A last thing to do is to check our accuracy. You can do this through the portal for the best model, showing the Accuracy or by manually going through the dataset and checking the false positive relative to the line count.


Of course since we are data scientists, we want to make sure the portal gives the correct result ;) so let's test this as well through code:

import csv
import pickle
import azureml.train.automl # pip3 install azureml-sdk[automl,notebooks]
import pandas as pd
import numpy as np

columns = [ "gender", "SeniorCitizen", "Partner", "Dependents", "tenure", "PhoneService", "MultipleLines", "InternetService", "OnlineSecurity", "OnlineBackup", "DeviceProtection", "TechSupport", "StreamingTV", "StreamingMovies", "Contract", "PaperlessBilling", "PaymentMethod", "MonthlyCharges", "TotalCharges" ]

line_count = 0
false_positive_count = 0

with open('model.pkl', 'rb') as fd:
    best_run  = pickle.load(fd)

    with open('test.csv') as csvfile:
        reader = csv.DictReader(csvfile)
        for row in reader:
            df = pd.DataFrame(data=[[ row['gender'], row['SeniorCitizen'], row['Partner'], row['Dependents'], row['tenure'], row['PhoneService'], row['MultipleLines'], row['InternetService'], row['OnlineSecurity'], row['OnlineBackup'], row['DeviceProtection'], row['TechSupport'], row['StreamingTV'], row['StreamingMovies'], row['Contract'], row['PaperlessBilling'], row['PaymentMethod'], row['MonthlyCharges'], row['TotalCharges'] ]], columns=columns)
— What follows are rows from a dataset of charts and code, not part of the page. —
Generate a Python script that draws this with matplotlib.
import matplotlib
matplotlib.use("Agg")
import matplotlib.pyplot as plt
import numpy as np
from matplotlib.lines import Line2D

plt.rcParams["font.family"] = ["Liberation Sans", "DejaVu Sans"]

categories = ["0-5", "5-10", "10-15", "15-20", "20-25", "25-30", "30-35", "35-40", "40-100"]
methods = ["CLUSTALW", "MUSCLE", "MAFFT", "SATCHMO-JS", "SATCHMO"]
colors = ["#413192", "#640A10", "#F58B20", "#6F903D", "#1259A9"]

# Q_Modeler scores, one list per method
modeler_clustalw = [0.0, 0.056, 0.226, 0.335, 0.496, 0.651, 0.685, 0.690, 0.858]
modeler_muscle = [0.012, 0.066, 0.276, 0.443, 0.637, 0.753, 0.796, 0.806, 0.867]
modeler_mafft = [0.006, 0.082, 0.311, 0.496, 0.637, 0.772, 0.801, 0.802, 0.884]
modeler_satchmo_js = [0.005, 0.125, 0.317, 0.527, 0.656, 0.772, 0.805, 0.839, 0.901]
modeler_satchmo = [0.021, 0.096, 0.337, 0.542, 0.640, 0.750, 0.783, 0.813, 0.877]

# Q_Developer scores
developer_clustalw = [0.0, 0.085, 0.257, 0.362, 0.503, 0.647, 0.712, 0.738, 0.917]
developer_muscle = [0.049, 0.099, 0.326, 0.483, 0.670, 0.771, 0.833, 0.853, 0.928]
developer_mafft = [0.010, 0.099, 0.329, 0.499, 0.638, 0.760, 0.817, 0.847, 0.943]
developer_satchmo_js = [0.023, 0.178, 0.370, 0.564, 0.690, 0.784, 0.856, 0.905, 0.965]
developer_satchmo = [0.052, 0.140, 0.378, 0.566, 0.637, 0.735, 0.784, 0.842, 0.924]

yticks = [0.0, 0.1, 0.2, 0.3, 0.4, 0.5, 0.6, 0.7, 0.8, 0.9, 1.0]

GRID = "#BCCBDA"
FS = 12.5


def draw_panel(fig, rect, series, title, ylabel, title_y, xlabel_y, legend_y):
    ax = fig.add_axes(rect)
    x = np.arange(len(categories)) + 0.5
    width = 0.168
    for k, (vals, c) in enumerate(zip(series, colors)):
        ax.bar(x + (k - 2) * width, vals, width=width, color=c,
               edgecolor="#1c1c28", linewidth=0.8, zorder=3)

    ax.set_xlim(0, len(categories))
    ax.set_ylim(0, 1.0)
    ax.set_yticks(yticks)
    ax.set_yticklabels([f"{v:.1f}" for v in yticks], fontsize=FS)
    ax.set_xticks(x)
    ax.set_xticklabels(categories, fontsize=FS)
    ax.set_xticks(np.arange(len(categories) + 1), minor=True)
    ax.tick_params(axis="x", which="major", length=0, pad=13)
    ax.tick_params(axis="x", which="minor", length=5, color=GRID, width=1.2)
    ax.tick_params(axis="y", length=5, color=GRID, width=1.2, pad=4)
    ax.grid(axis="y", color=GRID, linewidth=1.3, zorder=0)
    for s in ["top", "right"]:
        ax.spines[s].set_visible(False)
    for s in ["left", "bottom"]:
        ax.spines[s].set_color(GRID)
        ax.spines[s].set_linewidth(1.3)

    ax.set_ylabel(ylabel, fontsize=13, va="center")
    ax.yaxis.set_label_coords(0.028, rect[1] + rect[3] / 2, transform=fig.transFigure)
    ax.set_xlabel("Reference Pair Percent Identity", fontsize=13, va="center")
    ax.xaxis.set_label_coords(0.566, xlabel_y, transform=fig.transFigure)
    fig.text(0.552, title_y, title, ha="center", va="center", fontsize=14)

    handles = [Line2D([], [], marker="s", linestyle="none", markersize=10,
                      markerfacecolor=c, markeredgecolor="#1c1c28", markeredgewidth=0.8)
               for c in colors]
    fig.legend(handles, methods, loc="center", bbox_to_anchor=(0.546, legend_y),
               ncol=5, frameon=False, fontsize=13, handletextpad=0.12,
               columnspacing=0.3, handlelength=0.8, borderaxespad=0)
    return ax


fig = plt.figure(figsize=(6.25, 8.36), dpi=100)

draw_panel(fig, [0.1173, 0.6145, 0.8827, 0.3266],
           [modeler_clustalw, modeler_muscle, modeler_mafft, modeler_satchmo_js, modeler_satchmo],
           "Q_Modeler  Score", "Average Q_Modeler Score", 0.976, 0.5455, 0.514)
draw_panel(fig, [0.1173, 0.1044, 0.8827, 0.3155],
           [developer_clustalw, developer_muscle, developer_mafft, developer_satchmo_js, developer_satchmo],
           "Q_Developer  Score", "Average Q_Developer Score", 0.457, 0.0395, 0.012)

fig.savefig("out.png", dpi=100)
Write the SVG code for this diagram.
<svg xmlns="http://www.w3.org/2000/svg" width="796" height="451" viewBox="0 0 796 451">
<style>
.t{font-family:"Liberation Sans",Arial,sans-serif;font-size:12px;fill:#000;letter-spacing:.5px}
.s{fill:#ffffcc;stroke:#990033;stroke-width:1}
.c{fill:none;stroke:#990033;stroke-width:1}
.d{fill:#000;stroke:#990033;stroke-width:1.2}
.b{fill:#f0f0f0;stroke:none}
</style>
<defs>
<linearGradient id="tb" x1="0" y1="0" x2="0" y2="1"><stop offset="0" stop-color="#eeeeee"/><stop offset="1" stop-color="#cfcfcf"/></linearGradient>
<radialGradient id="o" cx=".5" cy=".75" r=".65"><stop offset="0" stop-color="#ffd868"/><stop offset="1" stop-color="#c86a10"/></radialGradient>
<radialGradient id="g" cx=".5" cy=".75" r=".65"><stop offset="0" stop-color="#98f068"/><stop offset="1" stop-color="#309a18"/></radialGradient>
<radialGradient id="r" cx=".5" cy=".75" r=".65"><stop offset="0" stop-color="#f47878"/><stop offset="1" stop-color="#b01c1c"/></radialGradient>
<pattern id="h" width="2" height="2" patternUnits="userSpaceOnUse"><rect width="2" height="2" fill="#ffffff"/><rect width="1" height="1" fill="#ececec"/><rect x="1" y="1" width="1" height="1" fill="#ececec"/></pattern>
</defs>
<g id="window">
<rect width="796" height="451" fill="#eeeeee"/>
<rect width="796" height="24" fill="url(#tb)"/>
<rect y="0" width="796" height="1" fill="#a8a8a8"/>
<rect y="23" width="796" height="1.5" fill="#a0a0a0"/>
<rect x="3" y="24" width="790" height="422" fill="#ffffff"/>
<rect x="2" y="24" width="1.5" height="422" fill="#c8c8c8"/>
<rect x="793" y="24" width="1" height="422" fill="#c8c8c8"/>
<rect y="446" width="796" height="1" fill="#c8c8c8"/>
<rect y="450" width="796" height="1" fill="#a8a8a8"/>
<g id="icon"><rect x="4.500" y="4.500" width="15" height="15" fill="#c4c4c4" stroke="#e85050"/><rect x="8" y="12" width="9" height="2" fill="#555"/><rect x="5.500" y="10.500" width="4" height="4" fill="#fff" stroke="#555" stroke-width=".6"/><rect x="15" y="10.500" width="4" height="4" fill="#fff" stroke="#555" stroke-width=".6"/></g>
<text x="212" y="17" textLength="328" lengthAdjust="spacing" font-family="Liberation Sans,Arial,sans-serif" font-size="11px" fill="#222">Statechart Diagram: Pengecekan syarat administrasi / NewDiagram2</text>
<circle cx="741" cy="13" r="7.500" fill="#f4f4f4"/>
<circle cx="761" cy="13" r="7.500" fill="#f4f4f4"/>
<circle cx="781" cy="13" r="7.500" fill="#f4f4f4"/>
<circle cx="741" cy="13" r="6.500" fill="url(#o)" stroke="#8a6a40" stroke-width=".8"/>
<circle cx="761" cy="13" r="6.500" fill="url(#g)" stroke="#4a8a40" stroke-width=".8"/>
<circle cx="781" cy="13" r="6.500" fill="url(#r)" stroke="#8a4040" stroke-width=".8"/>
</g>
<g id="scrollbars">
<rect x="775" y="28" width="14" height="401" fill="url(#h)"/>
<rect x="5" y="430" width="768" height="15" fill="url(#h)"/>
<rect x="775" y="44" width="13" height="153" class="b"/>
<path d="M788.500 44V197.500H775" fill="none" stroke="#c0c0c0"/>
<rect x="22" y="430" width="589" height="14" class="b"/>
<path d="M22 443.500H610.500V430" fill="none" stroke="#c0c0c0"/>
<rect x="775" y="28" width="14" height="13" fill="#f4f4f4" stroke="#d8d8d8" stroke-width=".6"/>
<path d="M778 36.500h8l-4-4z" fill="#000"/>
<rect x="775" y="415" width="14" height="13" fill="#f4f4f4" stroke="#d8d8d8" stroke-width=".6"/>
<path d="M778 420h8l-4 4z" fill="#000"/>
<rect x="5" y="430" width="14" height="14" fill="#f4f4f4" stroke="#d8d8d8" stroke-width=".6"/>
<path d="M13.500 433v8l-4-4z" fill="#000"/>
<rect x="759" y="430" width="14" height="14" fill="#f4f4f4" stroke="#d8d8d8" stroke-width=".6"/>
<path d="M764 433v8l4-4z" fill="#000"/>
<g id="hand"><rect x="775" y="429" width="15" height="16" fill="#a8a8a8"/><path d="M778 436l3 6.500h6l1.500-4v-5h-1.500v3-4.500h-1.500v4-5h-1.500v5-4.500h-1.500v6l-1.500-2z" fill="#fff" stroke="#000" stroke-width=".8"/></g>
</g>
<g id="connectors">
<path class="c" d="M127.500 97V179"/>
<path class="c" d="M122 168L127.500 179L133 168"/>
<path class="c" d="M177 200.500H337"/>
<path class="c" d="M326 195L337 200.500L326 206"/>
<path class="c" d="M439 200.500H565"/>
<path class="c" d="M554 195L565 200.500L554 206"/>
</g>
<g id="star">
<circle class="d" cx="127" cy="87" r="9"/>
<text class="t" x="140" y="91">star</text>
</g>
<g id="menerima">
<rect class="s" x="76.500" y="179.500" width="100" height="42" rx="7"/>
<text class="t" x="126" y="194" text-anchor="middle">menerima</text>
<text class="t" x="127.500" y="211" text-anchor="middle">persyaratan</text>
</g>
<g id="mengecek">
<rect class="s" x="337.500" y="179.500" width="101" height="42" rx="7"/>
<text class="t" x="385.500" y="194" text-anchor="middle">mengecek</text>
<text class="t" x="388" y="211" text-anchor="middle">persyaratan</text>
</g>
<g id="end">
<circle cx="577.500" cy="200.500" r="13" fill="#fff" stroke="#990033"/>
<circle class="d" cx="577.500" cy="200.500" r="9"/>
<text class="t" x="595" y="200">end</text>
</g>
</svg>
            result = best_run.predict(df)[0]

            line_count += 1

            if (result != row['Churn']):
                false_positive_count += 1


        print("Total Samples: ", line_count)
        print("False Positives: ", false_positive_count)
        print("Accuracy:", (1 - false_positive_count / line_count) * 100, "%")

Which should give us the same results.